Film Review by Dean Duncan Apr 10, 2015

That’s a ton-of-a-lot of Beatles material! And what a treasure trove! You sense that those responsible could have doubled the length of this massive thing, what with the ridiculous amount of documentation that they’ve got archived. The following might not go for everybody. It goes for me, though: you further sense that you would have been grateful to sit through every bit of it.

What might that have been like? Double the cool performances, double the delightful stock footage, the vivid personalities, the deep, resonant hilarities. These lads weren’t just funny, buy they were positively joyful. This is very important, far more than mere entertainment or disposable popular culture. Coursing beneath the Beatles’ joyful wit was a deep intelligence, emanating not only from each individual band member, but from Youth, the North, the Working and Merchant Classes. Not for the first time, but what an effusion! You bet that the Beatles were a big deal!

A longer assembly would also have doubled these simultaneously revealing and obfuscating mid-90’s interviews. Doubled the complexity, and certainly the darkness as well. A lot of that is lurking at the margins, even without Lennon’s absence and all that it portends. Joyful? Only in part, it would seem. At eight hours, you definitely get the broad view, and the complex picture. Those poor young men! Talk about the catastrophe of success!

I am using a lot of exclamation marks around here.

That dire stuff is there, but it’s not pursued, explored overly, or much penetrated. This subject is too important and wonderful to be a vanity production, but a sense of institutional approval lies heavy. If The Beatles Anthology is not quite a whitewash, it’s pretty darned polite!

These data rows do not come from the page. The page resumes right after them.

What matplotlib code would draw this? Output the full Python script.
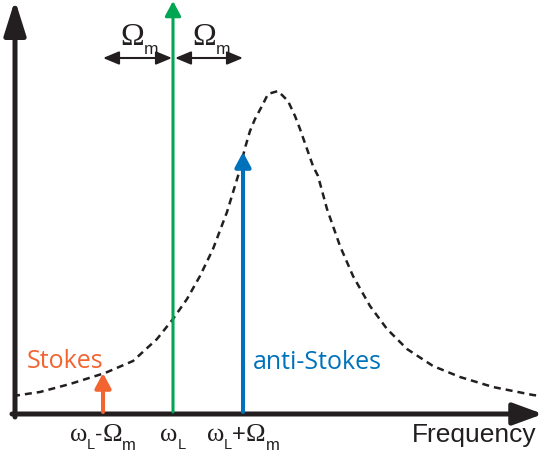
import matplotlib
matplotlib.use("Agg")
import matplotlib.pyplot as plt

# frequencies of the pump and the two sidebands
omegaL = 158
OmegaM = 70
lineFreqs = [omegaL - OmegaM, omegaL, omegaL + OmegaM]
lineHeights = [41, 413, 262]
lineColors = ['#f26531', '#00a651', '#0072bc']

# cavity response (dashed)
curveX = [-2, 25, 55, 90, 118, 142, 158, 172, 185, 198, 212, 223, 230, 235, 240,
          247, 253, 263, 273, 280, 285, 292, 298, 303, 312, 325, 338, 355, 372,
          392, 418, 445, 478, 518, 526]
curveY = [18, 22, 30, 41, 53, 75, 95, 115, 138, 165, 202, 238, 266, 283, 295,
          308, 320, 323, 313, 298, 285, 265, 248, 238, 205, 168, 138, 108, 85,
          65, 48, 37, 27, 19, 18]

BLACK = '#231f20'
SERIF = 'Liberation Serif'
SANS = 'Liberation Sans'

# label pieces: (text, family, size, drop below baseline in points)
omL = [('ω', SERIF, 19, 0), ('L', SANS, 10.5, 6)]
Om = [('Ω', SERIF, 19, 0), ('m', SANS, 12, 6.5)]
tickLabels = [omL + [('-', SANS, 16, 0)] + Om,
              omL,
              omL + [('+', SANS, 17, 0)] + Om]
topLabel = [('Ω', SERIF, 23, 0), ('m', SANS, 12.5, 6.5)]

fig = plt.figure(figsize=(5.41, 4.60), dpi=100)
ax = fig.add_axes([0, 0, 1, 1])
ax.set_xlim(-15, 526)
ax.set_ylim(-45, 415)
ax.axis('off')


def richLabel(x, y, parts):
    # lays the pieces side by side, centred on x, baseline at y
    texts = []
    for s, fam, size, drop in parts:
        t = ax.annotate(s, (x, y), xytext=(0, -drop), textcoords='offset points',
                        family=fam, fontsize=size, color=BLACK, ha='left',
                        va='baseline', annotation_clip=False)
        texts.append(t)
    renderer = fig.canvas.get_renderer()
    widths = [t.get_window_extent(renderer).width * 72.0 / fig.dpi for t in texts]
    start = -sum(widths) / 2
    for t, w, p in zip(texts, widths, parts):
        t.xyann = (start, -p[3])
        start += w


# axes arrows
ax.annotate('', xy=(0, 414), xytext=(0, -3), annotation_clip=False,
            arrowprops=dict(arrowstyle='-|>,head_length=1.05,head_width=0.33',
                            mutation_scale=20, lw=3.6, color=BLACK,
                            shrinkA=0, shrinkB=0))
ax.annotate('', xy=(528, 0), xytext=(-3, 0), annotation_clip=False,
            arrowprops=dict(arrowstyle='-|>,head_length=0.9,head_width=0.33',
                            mutation_scale=20, lw=3.6, color=BLACK,
                            shrinkA=0, shrinkB=0))

ax.plot(curveX, curveY, color=BLACK, lw=1.8, dashes=(2.8, 2.0), zorder=2)

# pump and sideband arrows
widths = [2.9, 2.2, 2.9]
for f, h, c, w in zip(lineFreqs, lineHeights, lineColors, widths):
    ax.annotate('', xy=(f, h), xytext=(f, 2), annotation_clip=False,
                arrowprops=dict(arrowstyle='-|>,head_length=0.75,head_width=0.4',
                                mutation_scale=12, lw=w, color=c,
                                shrinkA=0, shrinkB=0), zorder=3)

for f, parts in zip(lineFreqs, tickLabels):
    richLabel(f, -26, parts)

# spacing arrows above the pump
arrY = 356
for a, b in [(lineFreqs[0], lineFreqs[1] - 1), (lineFreqs[1] + 2, lineFreqs[2])]:
    ax.annotate('', xy=(b, arrY), xytext=(a, arrY),
                arrowprops=dict(arrowstyle='<|-|>,head_length=0.6,head_width=0.25',
                                mutation_scale=16, lw=1.5, color=BLACK,
                                shrinkA=0, shrinkB=0))
    richLabel((a + b) / 2 + 2, 370, topLabel)

ax.text(12, 47, 'Stokes', color=lineColors[0], fontsize=18, family='Open Sans',
        ha='left', va='baseline')
ax.text(238, 46, 'anti-Stokes', color=lineColors[2], fontsize=18, family='Open Sans',
        ha='left', va='baseline')
ax.text(522, -27, 'Frequency', color=BLACK, fontsize=19, family=SANS,
        ha='right', va='baseline')

fig.savefig('out.png', dpi=100)
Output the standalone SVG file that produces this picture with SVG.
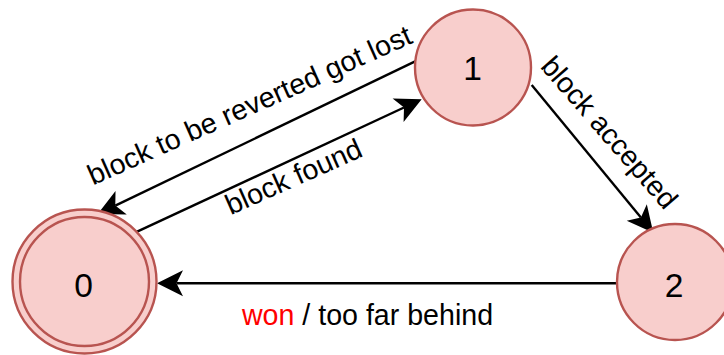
<svg xmlns="http://www.w3.org/2000/svg" width="724" height="355" viewBox="0 0 724 355">
  <style>
    .state { fill: #f8cecc; stroke: #b85450; stroke-width: 2.4; }
    .num { font-family: "Liberation Sans", Arial, sans-serif; font-size: 33.6px; fill: #000; text-anchor: middle; }
    .lbl { font-family: "Liberation Sans", Arial, sans-serif; font-size: 28.6px; fill: #000; text-anchor: middle; }
    .edge { fill: none; stroke: #000; stroke-width: 2.4; marker-end: url(#arrow); }
  </style>
  <defs>
    <!-- classic arrowhead; the line stops at the notch, the tip reaches 19.5 further -->
    <marker id="arrow" markerUnits="userSpaceOnUse" orient="auto" refX="0" refY="0" markerWidth="40" markerHeight="40" overflow="visible">
      <path d="M19.5,0 L-6.5,-13 L0,0 L-6.5,13 Z" fill="#000" stroke="none"/>
    </marker>
  </defs>

  <g id="connectors">
    <!-- 1 -> 0 : block to be reverted got lost -->
    <line class="edge" x1="416.7" y1="60.7" x2="115.3" y2="205.6"/>
    <!-- 0 -> 1 : block found -->
    <line class="edge" x1="135" y1="232.7" x2="404.0" y2="107.5"/>
    <!-- 1 -> 2 : block accepted -->
    <line class="edge" x1="531.7" y1="85" x2="640.9" y2="217.6"/>
    <!-- 2 -> 0 : won / too far behind -->
    <line class="edge" x1="617" y1="283.3" x2="176.5" y2="283.3"/>

    <text class="lbl" transform="translate(253.5,114) rotate(-24)">block to be reverted got lost</text>
    <text class="lbl" transform="translate(297.5,185.5) rotate(-24)">block found</text>
    <text class="lbl" transform="translate(602,139) rotate(49)">block accepted</text>
    <text class="lbl" x="367.5" y="325"><tspan fill="#ff0000">won</tspan> / too far behind</text>
  </g>

  <g id="state-0">
    <circle class="state" cx="84.5" cy="281.5" r="72"/>
    <circle class="state" cx="84.5" cy="281.5" r="64.5"/>
    <text class="num" x="83.5" y="297">0</text>
  </g>

  <g id="state-1">
    <circle class="state" cx="473" cy="67.5" r="58"/>
    <text class="num" x="472.5" y="80">1</text>
  </g>

  <g id="state-2">
    <circle class="state" cx="675" cy="282" r="58"/>
    <text class="num" x="674" y="297">2</text>
  </g>
</svg>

It’s not a lie though. Eight hours is still plenty of time to see, see into, occasionally see through people. It’s clear, and they admit it, that they’re far from perfect. (Or might George have been?) It’s clear that the volcanic, almost elemental John Lennon could be positively dangerous. That the miraculously melodic McCartney might also have been, shall we say, a challenge to work with. But for all that, aren’t these flawed individuals wonderful? And that music! And the feelings that flood at the end, as they discuss that decades-ago break up—of course they should have!—and then summarize the meaning of it all. Is this too obvious? But why resist it! And in the end—cue remastered music—the love you take is equal to the love you make.